[START]

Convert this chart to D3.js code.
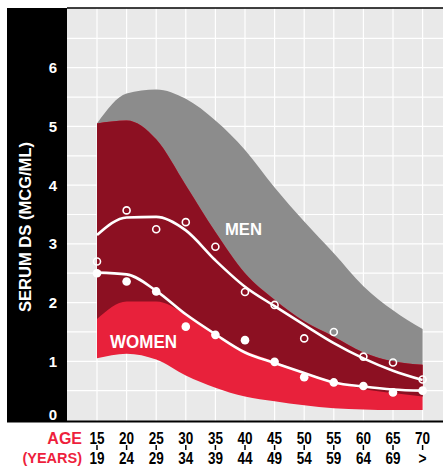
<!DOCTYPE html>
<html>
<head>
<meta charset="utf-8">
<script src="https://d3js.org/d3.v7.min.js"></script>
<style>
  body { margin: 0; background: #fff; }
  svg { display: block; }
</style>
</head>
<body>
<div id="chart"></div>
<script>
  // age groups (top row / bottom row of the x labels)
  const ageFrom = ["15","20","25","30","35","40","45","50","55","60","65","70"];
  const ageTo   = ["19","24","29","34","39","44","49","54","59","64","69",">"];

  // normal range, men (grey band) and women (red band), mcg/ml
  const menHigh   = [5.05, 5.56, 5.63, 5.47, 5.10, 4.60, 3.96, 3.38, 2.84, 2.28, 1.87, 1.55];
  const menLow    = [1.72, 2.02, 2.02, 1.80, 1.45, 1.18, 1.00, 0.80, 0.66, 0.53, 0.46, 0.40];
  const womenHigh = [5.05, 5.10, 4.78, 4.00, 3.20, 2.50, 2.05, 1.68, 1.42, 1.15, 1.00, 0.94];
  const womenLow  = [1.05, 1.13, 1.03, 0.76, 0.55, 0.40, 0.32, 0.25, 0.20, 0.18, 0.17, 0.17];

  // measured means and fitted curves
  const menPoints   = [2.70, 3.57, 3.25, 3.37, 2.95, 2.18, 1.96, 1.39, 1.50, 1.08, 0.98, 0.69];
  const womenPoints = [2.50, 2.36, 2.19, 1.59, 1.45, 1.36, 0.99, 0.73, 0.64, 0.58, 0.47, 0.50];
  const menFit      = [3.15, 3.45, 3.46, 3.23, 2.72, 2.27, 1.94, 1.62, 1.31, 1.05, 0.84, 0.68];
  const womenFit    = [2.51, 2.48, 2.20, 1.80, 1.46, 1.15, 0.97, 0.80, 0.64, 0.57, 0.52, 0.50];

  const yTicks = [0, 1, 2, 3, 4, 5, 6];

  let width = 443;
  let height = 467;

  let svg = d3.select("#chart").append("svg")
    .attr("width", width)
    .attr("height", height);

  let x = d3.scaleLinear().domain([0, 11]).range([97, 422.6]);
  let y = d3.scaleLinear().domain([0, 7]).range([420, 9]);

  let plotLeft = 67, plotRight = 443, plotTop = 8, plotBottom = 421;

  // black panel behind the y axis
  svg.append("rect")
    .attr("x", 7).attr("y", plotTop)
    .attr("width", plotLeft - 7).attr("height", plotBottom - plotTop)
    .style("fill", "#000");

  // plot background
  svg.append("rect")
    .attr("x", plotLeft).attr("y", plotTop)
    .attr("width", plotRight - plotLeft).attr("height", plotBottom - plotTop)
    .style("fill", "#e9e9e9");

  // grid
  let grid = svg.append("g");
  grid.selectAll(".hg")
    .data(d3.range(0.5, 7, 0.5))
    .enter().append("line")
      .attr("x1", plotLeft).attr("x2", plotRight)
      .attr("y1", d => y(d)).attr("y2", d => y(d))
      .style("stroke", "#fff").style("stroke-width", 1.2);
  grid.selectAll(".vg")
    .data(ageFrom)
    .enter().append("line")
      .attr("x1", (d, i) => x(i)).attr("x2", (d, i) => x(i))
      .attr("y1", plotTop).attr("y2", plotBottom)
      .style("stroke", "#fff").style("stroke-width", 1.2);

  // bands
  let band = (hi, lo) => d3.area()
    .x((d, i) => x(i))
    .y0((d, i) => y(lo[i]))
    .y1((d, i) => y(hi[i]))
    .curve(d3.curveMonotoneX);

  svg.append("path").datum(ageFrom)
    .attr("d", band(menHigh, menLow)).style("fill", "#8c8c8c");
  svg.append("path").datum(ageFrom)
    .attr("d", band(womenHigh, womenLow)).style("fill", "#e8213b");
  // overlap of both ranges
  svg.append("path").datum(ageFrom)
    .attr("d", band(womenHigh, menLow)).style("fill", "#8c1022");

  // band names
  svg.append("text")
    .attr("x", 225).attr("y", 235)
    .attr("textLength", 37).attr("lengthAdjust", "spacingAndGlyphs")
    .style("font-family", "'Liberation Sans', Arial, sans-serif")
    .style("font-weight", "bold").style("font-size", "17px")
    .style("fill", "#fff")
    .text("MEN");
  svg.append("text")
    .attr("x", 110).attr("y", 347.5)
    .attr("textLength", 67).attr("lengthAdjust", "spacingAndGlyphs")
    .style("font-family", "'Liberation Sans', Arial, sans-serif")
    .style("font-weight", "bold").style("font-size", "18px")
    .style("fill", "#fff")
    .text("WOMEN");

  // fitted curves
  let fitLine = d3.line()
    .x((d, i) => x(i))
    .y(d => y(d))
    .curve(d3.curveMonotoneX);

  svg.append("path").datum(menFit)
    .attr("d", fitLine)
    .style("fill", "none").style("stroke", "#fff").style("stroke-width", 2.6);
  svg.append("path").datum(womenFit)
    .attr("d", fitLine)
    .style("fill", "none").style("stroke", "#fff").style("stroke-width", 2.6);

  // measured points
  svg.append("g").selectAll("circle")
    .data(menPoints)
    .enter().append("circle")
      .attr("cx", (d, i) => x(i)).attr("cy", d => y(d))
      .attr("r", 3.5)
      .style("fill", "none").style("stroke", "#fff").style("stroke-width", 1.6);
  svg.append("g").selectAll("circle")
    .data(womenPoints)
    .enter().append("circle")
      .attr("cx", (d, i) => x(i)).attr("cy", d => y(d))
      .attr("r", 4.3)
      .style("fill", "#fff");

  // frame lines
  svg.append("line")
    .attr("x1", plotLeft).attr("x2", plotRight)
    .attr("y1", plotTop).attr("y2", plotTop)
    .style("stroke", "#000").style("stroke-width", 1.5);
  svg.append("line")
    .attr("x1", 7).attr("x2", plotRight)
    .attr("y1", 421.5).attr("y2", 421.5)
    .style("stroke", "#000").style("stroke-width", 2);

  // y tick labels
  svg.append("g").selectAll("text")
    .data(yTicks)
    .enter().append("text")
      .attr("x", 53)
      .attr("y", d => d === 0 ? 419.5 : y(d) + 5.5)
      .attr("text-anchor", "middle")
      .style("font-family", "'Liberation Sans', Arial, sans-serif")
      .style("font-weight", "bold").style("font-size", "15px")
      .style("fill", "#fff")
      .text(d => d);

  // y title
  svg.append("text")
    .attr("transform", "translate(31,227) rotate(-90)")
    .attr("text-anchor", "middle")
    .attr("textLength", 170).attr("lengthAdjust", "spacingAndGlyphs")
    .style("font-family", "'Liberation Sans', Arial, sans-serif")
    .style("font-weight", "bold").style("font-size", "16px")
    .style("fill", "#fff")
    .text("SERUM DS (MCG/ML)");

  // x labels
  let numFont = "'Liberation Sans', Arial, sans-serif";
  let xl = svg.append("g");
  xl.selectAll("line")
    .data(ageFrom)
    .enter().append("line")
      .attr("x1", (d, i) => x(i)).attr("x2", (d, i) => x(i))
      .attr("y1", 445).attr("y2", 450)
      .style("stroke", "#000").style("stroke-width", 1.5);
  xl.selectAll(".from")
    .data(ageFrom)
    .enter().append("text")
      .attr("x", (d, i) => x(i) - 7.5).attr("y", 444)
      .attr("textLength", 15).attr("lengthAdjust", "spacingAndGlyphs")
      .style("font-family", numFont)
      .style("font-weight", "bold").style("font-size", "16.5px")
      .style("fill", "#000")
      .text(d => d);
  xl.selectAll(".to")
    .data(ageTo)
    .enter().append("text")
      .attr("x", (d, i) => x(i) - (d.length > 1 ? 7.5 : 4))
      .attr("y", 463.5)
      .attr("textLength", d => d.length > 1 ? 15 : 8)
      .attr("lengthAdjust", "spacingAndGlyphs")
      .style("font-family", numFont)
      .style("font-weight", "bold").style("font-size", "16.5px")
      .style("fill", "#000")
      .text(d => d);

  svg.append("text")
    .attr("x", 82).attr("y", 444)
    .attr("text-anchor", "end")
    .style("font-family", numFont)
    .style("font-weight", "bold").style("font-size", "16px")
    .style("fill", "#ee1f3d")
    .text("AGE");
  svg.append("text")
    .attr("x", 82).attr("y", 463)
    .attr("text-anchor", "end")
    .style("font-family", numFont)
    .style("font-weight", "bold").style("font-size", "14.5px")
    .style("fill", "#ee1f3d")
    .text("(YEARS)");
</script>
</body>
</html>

[END]

Aim of the task: Each line from the top of the material through the line containing "0.18, 0.17, 0.17];" should be reproduced exactly; please drop any images.

Written response:
Convert this chart to D3.js code.
<!DOCTYPE html>
<html>
<head>
<meta charset="utf-8">
<script src="https://d3js.org/d3.v7.min.js"></script>
<style>
  body { margin: 0; background: #fff; }
  svg { display: block; }
</style>
</head>
<body>
<div id="chart"></div>
<script>
  // age groups (top row / bottom row of the x labels)
  const ageFrom = ["15","20","25","30","35","40","45","50","55","60","65","70"];
  const ageTo   = ["19","24","29","34","39","44","49","54","59","64","69",">"];

  // normal range, men (grey band) and women (red band), mcg/ml
  const menHigh   = [5.05, 5.56, 5.63, 5.47, 5.10, 4.60, 3.96, 3.38, 2.84, 2.28, 1.87, 1.55];
  const menLow    = [1.72, 2.02, 2.02, 1.80, 1.45, 1.18, 1.00, 0.80, 0.66, 0.53, 0.46, 0.40];
  const womenHigh = [5.05, 5.10, 4.78, 4.00, 3.20, 2.50, 2.05, 1.68, 1.42, 1.15, 1.00, 0.94];
  const womenLow  = [1.05, 1.13, 1.03, 0.76, 0.55, 0.40, 0.32, 0.25, 0.20, 0.18, 0.17, 0.17];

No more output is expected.